INSERT INTO T SELECT ... FROM S WHERE ... は T に挿入された各行に、ギャップロックなしの排他インデックスレコードロックを設定します。innodb_locks_unsafe_for_binlog が有効であるかトランザクション遮断レベルが READ COMMITTED である場合には、InnoDB は S での検索を一貫性読み取り (ロックなし) として行います。それ以外の場合、InnoDB は S から取得した行に共有ネクストキーロックを設定します。InnoDB は後者の場合にロックを設定する必要があります。バックアップからの前進復旧では、すべての SQL ステートメントはそれが元々行われたのとまったく同じ方法で実行されなければいけません。
これを読む限りでは、workingテーブルにネクストキーロックがかかってしまったようです。注目して欲しいのは、クライアント1のクエリの`col` = 3
と、クライアント2の(`col`) VALUES ('4')
です。ネクストキーロックの範囲や発動条件はよく調べていないのでなんとも言えませんが、colの数字が3と4で隣り合っています。これによってロックが発動したようです。
ためしに、下のように隣接していない場合はロックが掛かりません。
# クライアント1 mysql> BEGIN; Query OK, 0 rows affected (0.00 sec) mysql> INSERT INTO `backup` (`col`) SELECT `col` FROM `working` WHERE `col` = 1; Query OK, 1 row affected (0.00 sec) Records: 1 Duplicates: 0 Warnings: 0 # クライアント2 mysql> BEGIN; Query OK, 0 rows affected (0.00 sec) mysql> INSERT INTO `working` (`col`) VALUES ('4'); Query OK, 1 row affected (0.00 sec)
また比較として、単なるSELECT
やINSERT
では、ロックはかかりません。
# クライアント1 mysql> BEGIN; Query OK, 0 rows affected (0.00 sec) mysql> INSERT INTO `working` (`col`) VALUES ('3'); Query OK, 1 row affected (0.00 sec) # クライアント2 mysql> BEGIN; Query OK, 0 rows affected (0.00 sec) mysql> INSERT INTO `working` (`col`) VALUES ('4'); Query OK, 1 row affected (0.00 sec)

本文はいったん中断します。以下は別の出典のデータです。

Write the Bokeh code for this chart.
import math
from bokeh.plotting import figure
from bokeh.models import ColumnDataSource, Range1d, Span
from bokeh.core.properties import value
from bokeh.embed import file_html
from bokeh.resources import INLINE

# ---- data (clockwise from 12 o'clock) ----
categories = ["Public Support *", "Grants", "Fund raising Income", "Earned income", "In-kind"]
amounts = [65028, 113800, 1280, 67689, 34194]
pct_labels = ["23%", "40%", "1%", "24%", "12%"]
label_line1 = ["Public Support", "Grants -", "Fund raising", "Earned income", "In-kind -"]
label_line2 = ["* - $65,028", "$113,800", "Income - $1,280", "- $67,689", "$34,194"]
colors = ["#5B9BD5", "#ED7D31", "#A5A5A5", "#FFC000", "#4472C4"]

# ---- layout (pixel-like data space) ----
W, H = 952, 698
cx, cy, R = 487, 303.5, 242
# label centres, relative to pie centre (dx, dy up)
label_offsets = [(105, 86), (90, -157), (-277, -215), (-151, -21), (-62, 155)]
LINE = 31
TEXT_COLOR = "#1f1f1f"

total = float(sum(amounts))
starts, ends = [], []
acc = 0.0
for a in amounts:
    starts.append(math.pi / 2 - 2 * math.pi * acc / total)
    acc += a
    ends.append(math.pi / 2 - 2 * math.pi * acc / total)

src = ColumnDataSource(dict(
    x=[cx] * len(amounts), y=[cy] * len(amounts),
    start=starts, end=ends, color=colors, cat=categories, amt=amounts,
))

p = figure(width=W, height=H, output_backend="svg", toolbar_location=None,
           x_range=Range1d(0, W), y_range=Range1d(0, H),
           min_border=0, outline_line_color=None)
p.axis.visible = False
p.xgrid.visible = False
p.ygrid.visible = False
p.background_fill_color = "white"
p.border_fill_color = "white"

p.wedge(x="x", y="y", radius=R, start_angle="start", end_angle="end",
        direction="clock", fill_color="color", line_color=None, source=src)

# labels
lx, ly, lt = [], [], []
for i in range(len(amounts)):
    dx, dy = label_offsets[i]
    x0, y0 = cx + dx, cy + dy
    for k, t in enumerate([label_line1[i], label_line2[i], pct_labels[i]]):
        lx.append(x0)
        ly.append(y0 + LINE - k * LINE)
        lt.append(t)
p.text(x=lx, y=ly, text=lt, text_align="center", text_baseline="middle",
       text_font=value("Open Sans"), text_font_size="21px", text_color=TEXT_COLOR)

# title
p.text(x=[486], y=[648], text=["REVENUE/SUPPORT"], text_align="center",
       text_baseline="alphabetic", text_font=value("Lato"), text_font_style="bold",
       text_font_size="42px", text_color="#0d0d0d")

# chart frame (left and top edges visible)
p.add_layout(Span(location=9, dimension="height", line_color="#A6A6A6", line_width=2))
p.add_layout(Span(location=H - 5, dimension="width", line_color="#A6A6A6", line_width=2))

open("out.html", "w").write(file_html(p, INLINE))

もし、以下の条件に当てはまる処理は、INSERT INTO SELECT FROM
のサブクエリを独立させてPHPで結果をINSERTに渡すような実装にしたほうが良いかもしれません。
- workingは頻繁にINSERTされる。(そして待たされたり、タイムアウトしては困る。)
- INSERT INTO SELECT FROMのあるトランザクションが非常に長い。
- クライアント2のINSERTはクライアント1のトランザクションに全く関係ないデータである。
余談
今回はトランザクションにはまりましたが、ROLLBACKは便利そうです。大量のテストデータとテストパターンがあって、毎回DBをリストアしてテストしなおすような計画では、テストが完了するごとにROLLBACKすると良さそうです。一瞬でDBがもとに戻ります。